Manual memory management is a good choice if you have both worst-case latency concerns as well as very restricted RAM and/or severe energy constraints (basically, the kind of applications that Rust was designed to handle).
I'm not a game developer, so why is that horrible?
consider I have an array/map of my game objects and the rest only works with methods, so most stuff does not lie on the heap, well that means basically no strings, since they would add to heap memory aswell, but only using basic datatypes and arrays.
why would some kind of that be problematic?
I mean graphics programmic is kind of new to me, but considering that you could offload that to a c/c++ engine via jni (that's another horrible thing of some kind), but just the game code itself doesn't seems to be to bad, does it?

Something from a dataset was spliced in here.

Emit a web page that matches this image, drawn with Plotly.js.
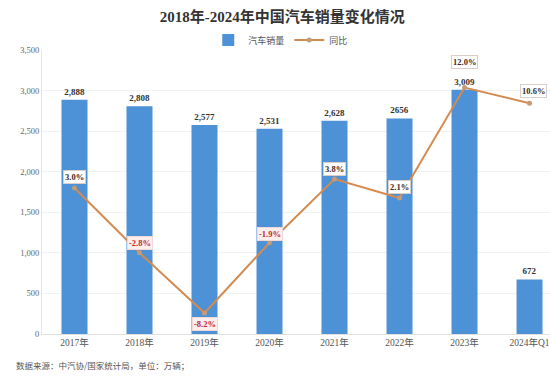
<!DOCTYPE html>
<html>
<head>
<meta charset="utf-8">
<script src="https://cdn.plot.ly/plotly-3.0.1.min.js"></script>
<style>html,body{margin:0;padding:0;background:#fff;}#chart{width:550px;height:378px;}</style>
</head>
<body>
<div id="chart"></div>
<script>
var categories = ["2017年", "2018年", "2019年", "2020年", "2021年", "2022年", "2023年", "2024年Q1"];
var sales = [2888, 2808, 2577, 2531, 2628, 2656, 3009, 672];
var salesLabels = ["2,888", "2,808", "2,577", "2,531", "2,628", "2656", "3,009", "672"];
var yoy = [3.0, -2.8, -8.2, -1.9, 3.8, 2.1, 12.0, 10.6];
var yoyLabels = ["3.0%", "-2.8%", "-8.2%", "-1.9%", "3.8%", "2.1%", "12.0%", "10.6%"];

// label placement (style only)
var labelShift = [11, 10, 11, 9, 10, 11, 26, 12];
var labelBelow = [false, false, true, false, false, false, false, false];

var serif = "Liberation Serif, Noto Sans CJK SC, serif";
var cjk = "Noto Sans CJK SC, sans-serif";

var traces = [
  {
    type: "bar",
    name: "汽车销量",
    x: categories,
    y: sales,
    text: salesLabels,
    texttemplate: "<b>%{text}</b>",
    textposition: "outside",
    cliponaxis: false,
    textfont: {family: serif, size: 9, color: "#333"},
    marker: {color: "#4d91d6"},
    width: 0.4,
    hoverinfo: "x+y"
  },
  {
    type: "scatter",
    mode: "lines+markers",
    name: "同比",
    x: categories,
    y: yoy,
    yaxis: "y2",
    line: {color: "#d48b50", width: 2},
    marker: {color: "#c49a78", size: 5},
    cliponaxis: false
  }
];

var annotations = yoy.map(function (v, i) {
  var neg = v < 0;
  var a = {
    xref: "x", yref: "y2",
    x: categories[i], y: v,
    text: "<b>" + yoyLabels[i] + "</b>",
    showarrow: false,
    font: {family: serif, size: 8.5, color: neg ? "#c0282d" : "#3b2a22"},
    bgcolor: neg ? "#fdeeee" : "#ffffff",
    bordercolor: neg ? "#f3d6d6" : "#d9cfc8",
    borderwidth: 1,
    borderpad: 1,
    yshift: labelBelow[i] ? -labelShift[i] : labelShift[i]
  };
  return a;
});
annotations[7].xshift = 4;
annotations.push({
  xref: "paper", yref: "paper",
  x: -0.055, y: -0.11, xanchor: "left", yanchor: "middle",
  text: "数据来源：中汽协/国家统计局，单位：万辆；",
  showarrow: false,
  font: {family: cjk, size: 8.5, color: "#555"}
});

var layout = {
  width: 550,
  height: 378,
  margin: {l: 42, r: 0, t: 50, b: 44},
  paper_bgcolor: "#ffffff",
  plot_bgcolor: "#ffffff",
  title: {
    text: "<b>2018年-2024年中国汽车销量变化情况</b>",
    font: {family: serif, size: 15, color: "#333"},
    x: 0.513, xref: "container", xanchor: "center",
    y: 0.955, yref: "container", yanchor: "middle"
  },
  showlegend: true,
  legend: {
    orientation: "h",
    x: 0.47, xanchor: "center",
    y: 1.035, yanchor: "middle",
    font: {family: cjk, size: 9, color: "#555"},
    itemwidth: 30,
    tracegroupgap: 0
  },
  bargap: 0.6,
  xaxis: {
    type: "category",
    range: [-0.5, 7.315],
    showgrid: false,
    showline: true,
    linecolor: "#e0e0e0",
    linewidth: 1,
    ticks: "",
    tickfont: {family: serif, size: 9.5, color: "#555"},
    fixedrange: true
  },
  yaxis: {
    range: [0, 3500],
    dtick: 500,
    tickformat: ",",
    showgrid: true,
    gridcolor: "#f2f2f2",
    showline: true,
    linecolor: "#e6e6e6",
    zeroline: false,
    ticks: "",
    tickfont: {family: serif, size: 8.5, color: "#666"},
    fixedrange: true
  },
  yaxis2: {
    overlaying: "y",
    side: "right",
    range: [-10.08, 15.37],
    visible: false,
    showgrid: false,
    zeroline: false,
    fixedrange: true
  },
  annotations: annotations
};

Plotly.newPlot("chart", traces, layout, {displayModeBar: false, staticPlot: true});
</script>
</body>
</html>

> why would some kind of that be problematic? I mean graphics programmic is kind of new to me, but considering that you could offload that to a c/c++ engine via jni (that's another horrible thing of some kind), but just the game code itself doesn't seems to be to bad, does it?
The whole point is not to offload anything. If you need to offload anything, even the render loop, the language has failed.
You could also check out Eclipse OpenJ9's -Xgcpolicy:metronome option. It only works on Linux X86-64 at the moment, but it is designed to better regulate GC pauses. If you want to learn more, you can open an issue to ask for more details at https://github.com/eclipse/openj9/issues .
Even in game development in C/C++, you wouldn't want to be allocating/deleting heap objects in every frame. You'd probably end up pooling there too, unless you're referring to the problem that the JVM has no value types and forces heap allocation for all objects. This will be fixed in JDK 10 (see Project Valhalla).
That doesn't solve the fundamental problem of stop the world pauses. If you had 10 threads sharing the same gc heap that allocate as much garbage as they want and 1 thread that has it's own heap that doesn't allocate anything only the 10 threads would be stopped by the garbage collector and you would have reached your goal.
If those 11 threads would share the same heap and 1 thread still doesn't use the gc because it's using manual memory management then you'd still suffer from stop the world pauses.
What you want is isolated heaps like erlang does, not manual memory management. I'm still wondering why we have no other programming languages with multiple heaps. You could probably achieve something similar with D and use of memory mapped files to efficiently share memory without copying bewteen processes. Alternatively you could call into C to spawn OS threads that don't suffer from stop the world pauses. But those two options are a hack. You're not supposed to use D like that.
I chose D as an example because it's a programming language with both a garbage collector and manual memory management that still suffers from stop the world pauses.